8.2 We reserve the right to increase the price of the Deliverables, giving you notice, to reflect any increase in the cost of the Deliverables that is due to: (i) any factor beyond our control (including foreign exchange fluctuations, increases in taxes and duties, and increases in labour, materials, other manufacturing costs, or other increases attributable to the actions of third parties); (ii) any request by you to change the delivery date(s), quantities or types of Products ordered, or your specification for the Products (if any); or (iii) any delay caused by your instructions in respect of the Products or your failure to perform your obligations under the Agreement.
8.3 We shall invoice you for the Charges specified in the Order Confirmation or otherwise provided for under the Agreement, in respect of Products, on or at any time after completion of delivery, and in respect of Services, on a monthly basis (unless otherwise agreed in the Agreement).
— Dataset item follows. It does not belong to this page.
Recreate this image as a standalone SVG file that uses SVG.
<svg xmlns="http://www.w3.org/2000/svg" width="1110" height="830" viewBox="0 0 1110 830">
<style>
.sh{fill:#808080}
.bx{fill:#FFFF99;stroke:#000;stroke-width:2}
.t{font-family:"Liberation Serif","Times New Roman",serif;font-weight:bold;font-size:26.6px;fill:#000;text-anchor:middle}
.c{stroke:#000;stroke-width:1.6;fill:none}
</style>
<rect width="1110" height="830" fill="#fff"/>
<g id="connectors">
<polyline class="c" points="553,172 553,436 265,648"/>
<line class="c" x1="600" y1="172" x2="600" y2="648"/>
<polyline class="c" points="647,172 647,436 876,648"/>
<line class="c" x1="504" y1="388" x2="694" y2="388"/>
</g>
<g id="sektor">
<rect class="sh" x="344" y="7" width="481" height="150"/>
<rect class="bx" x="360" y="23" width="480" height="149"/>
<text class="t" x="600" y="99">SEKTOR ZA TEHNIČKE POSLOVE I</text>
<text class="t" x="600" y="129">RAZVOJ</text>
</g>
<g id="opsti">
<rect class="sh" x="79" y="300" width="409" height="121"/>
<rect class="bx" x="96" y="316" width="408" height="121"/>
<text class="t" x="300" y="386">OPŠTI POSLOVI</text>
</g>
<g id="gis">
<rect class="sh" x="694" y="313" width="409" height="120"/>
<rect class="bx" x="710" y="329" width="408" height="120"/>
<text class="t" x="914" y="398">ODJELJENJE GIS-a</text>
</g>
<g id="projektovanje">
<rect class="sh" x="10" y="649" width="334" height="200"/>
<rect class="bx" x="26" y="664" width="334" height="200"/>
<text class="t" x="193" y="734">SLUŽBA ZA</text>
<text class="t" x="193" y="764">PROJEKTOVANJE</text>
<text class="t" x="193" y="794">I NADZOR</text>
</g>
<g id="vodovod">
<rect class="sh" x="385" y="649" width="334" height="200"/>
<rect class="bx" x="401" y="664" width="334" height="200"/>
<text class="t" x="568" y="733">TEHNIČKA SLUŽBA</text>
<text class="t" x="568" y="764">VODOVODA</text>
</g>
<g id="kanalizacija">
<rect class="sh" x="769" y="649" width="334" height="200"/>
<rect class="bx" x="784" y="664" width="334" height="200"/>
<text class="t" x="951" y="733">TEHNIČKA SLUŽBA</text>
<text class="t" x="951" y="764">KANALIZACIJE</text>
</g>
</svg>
You must pay all undisputed Charges set out within each invoice in full and cleared funds within 30 calendar days of the date of the invoice. Timings for payment shall be of the essence of the Agreement.
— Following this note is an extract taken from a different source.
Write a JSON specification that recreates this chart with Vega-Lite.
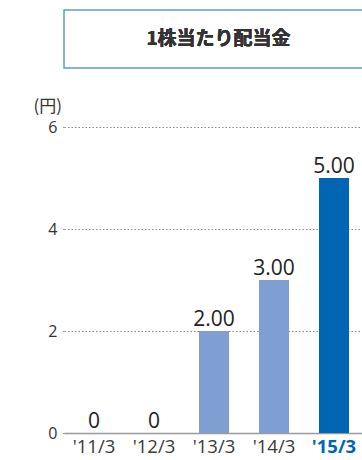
{
  "$schema": "https://vega.github.io/schema/vega-lite/v6.json",
  "padding": {"left": 33, "top": 9, "right": 0, "bottom": 0},
  "background": "white",
  "spacing": 28,
  "config": {"view": {"stroke": null}, "font": "Open Sans"},
  "data": {"values": [
    {"year": "'11/3", "value": 0, "label": "0", "kind": "past"},
    {"year": "'12/3", "value": 0, "label": "0", "kind": "past"},
    {"year": "'13/3", "value": 2, "label": "2.00", "kind": "past"},
    {"year": "'14/3", "value": 3, "label": "3.00", "kind": "past"},
    {"year": "'15/3", "value": 5, "label": "5.00", "kind": "latest"}
  ]},
  "vconcat": [
    {
      "width": 307,
      "height": 58,
      "view": {"stroke": "#5b9bd5", "strokeWidth": 1.5, "fill": "white"},
      "mark": {"type": "text", "text": "1株当たり配当金", "font": "Noto Sans CJK JP", "fontWeight": "bold", "fontSize": 19, "color": "#333", "baseline": "middle", "align": "center", "dx": 1},
      "encoding": {}
    },
    {
      "width": 300,
      "height": 306,
      "encoding": {
        "x": {"field": "year", "type": "nominal", "sort": null,
          "scale": {"paddingInner": 0.5, "paddingOuter": 0.25},
          "axis": {"title": null, "labelAngle": 0, "ticks": false, "domainColor": "#9a9a9a", "domainWidth": 1.5,
            "labelFontSize": 18.5, "labelPadding": 4, "labelFont": "Open Sans",
            "labelColor": {"condition": {"test": "datum.value == \"'15/3\"", "value": "#0066b3"}, "value": "#3a3a3a"},
            "labelFontWeight": {"condition": {"test": "datum.value == \"'15/3\"", "value": "bold"}, "value": "normal"}}}
      },
      "layer": [
        {
          "mark": {"type": "bar"},
          "encoding": {
            "y": {"field": "value", "type": "quantitative",
              "scale": {"domain": [0, 6]},
              "axis": {"values": [0, 2, 4, 6], "title": "(円)", "titleAngle": 0, "titleFont": "Noto Sans CJK JP", "titleFontSize": 17, "titleFontWeight": "normal", "titleColor": "#333", "titleAlign": "left", "titleBaseline": "bottom", "titleX": -31, "titleY": -12,
                "domain": false, "tickSize": 2, "tickColor": "#999", "tickDash": [1.5, 2], "labelPadding": 5, "labelFontSize": 16, "labelColor": "#333",
                "grid": true, "gridColor": "#888", "gridDash": [1.5, 2], "gridWidth": 1}},
            "color": {"field": "kind", "type": "nominal", "legend": null,
              "scale": {"domain": ["past", "latest"], "range": ["#7f9fd3", "#0066b3"]}}
          }
        },
        {
          "mark": {"type": "text", "baseline": "alphabetic", "dy": -5, "fontSize": 21, "color": "#222", "font": "Open Sans"},
          "encoding": {
            "y": {"field": "value", "type": "quantitative"},
            "text": {"field": "label"}
          }
        }
      ]
    }
  ]
}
8.4 Where you dispute any invoice, you shall notify us within 7 calendar days in writing. We agree to provide all such evidence as may be as set out within Clause 8.6 (or otherwise provided for in the relevant Additional Terms). If the parties have not resolved the dispute within 30 days of you providing us with notice that you
dispute the relevant invoice, we reserve the right to terminate the Agreement, whereupon all Charges payable under the Agreement shall become immediately due and payable as per Clause 13.2.
8.5 Payments due under the Agreement shall be made in pounds sterling. We require you to pay by direct debit unless we tell you otherwise. An additional Charge may apply if you don’t pay by direct debit
8.6 All sums payable under the Agreement are exclusive of VAT and any other sales or similar taxes, custom duties, withholding taxes or similar charges, for which you shall be responsible (with the exception of any credits provided to you by us, which figures shall be inclusive of VAT).
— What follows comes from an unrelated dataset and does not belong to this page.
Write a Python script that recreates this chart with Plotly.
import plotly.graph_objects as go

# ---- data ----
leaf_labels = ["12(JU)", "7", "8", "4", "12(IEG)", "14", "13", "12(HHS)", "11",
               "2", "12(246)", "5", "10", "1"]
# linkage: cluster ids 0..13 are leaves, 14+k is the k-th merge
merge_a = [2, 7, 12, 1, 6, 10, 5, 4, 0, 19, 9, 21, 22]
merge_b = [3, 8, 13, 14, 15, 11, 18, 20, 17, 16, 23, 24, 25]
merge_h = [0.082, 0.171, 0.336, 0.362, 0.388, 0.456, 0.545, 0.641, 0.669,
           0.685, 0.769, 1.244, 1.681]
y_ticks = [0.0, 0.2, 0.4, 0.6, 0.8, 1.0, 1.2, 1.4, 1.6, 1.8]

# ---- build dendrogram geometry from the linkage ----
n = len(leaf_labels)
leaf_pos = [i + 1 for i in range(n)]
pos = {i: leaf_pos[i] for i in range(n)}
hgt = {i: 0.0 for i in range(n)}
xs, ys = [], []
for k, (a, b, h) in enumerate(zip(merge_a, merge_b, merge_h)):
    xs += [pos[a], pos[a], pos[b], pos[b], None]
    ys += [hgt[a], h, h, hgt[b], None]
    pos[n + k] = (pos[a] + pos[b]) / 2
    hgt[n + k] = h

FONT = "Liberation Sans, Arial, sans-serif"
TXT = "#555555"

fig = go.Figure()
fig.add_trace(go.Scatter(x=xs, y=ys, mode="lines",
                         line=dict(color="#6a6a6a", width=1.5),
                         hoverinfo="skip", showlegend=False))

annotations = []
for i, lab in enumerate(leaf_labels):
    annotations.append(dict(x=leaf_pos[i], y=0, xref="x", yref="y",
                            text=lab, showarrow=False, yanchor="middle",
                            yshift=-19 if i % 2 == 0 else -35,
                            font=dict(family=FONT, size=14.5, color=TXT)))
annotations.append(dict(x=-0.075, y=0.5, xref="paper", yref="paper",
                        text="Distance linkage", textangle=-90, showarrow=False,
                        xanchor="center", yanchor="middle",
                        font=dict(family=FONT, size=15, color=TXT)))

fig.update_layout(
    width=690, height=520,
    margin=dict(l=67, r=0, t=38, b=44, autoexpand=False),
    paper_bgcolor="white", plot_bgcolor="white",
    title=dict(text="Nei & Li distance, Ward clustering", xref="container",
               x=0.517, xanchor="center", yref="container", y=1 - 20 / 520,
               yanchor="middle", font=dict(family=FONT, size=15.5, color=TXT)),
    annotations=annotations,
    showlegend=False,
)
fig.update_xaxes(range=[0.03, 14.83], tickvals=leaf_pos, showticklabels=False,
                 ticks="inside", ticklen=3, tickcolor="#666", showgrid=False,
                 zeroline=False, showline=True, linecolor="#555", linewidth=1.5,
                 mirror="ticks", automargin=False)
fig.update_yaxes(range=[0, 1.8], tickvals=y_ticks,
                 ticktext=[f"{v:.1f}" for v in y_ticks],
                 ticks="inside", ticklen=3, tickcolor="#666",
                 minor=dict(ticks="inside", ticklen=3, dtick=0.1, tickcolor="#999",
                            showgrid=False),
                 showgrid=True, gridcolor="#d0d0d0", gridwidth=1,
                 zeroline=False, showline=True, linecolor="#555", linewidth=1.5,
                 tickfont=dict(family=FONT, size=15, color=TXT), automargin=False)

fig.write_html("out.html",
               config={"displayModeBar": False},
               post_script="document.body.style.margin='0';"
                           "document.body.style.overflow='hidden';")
8.7 You shall have no right to any refund of the Charges paid or payable under the Agreement including on the termination of the Agreement.
8.8 Interest shall be chargeable on any Charges overdue at the rate of 4% above the base rate of HSBC Bank plc as applying from time to time to run from the due date for payment until receipt by us of the full amount due whether or not after judgement and without prejudice to any of our other rights or remedies.
8.9 All Charges due under the Agreement shall be paid in full without any set-off, counterclaim, deduction or withholding except as required by law. We may, without limiting our other rights or remedies, set off any amount owing to you by us against any amount payable by us to you.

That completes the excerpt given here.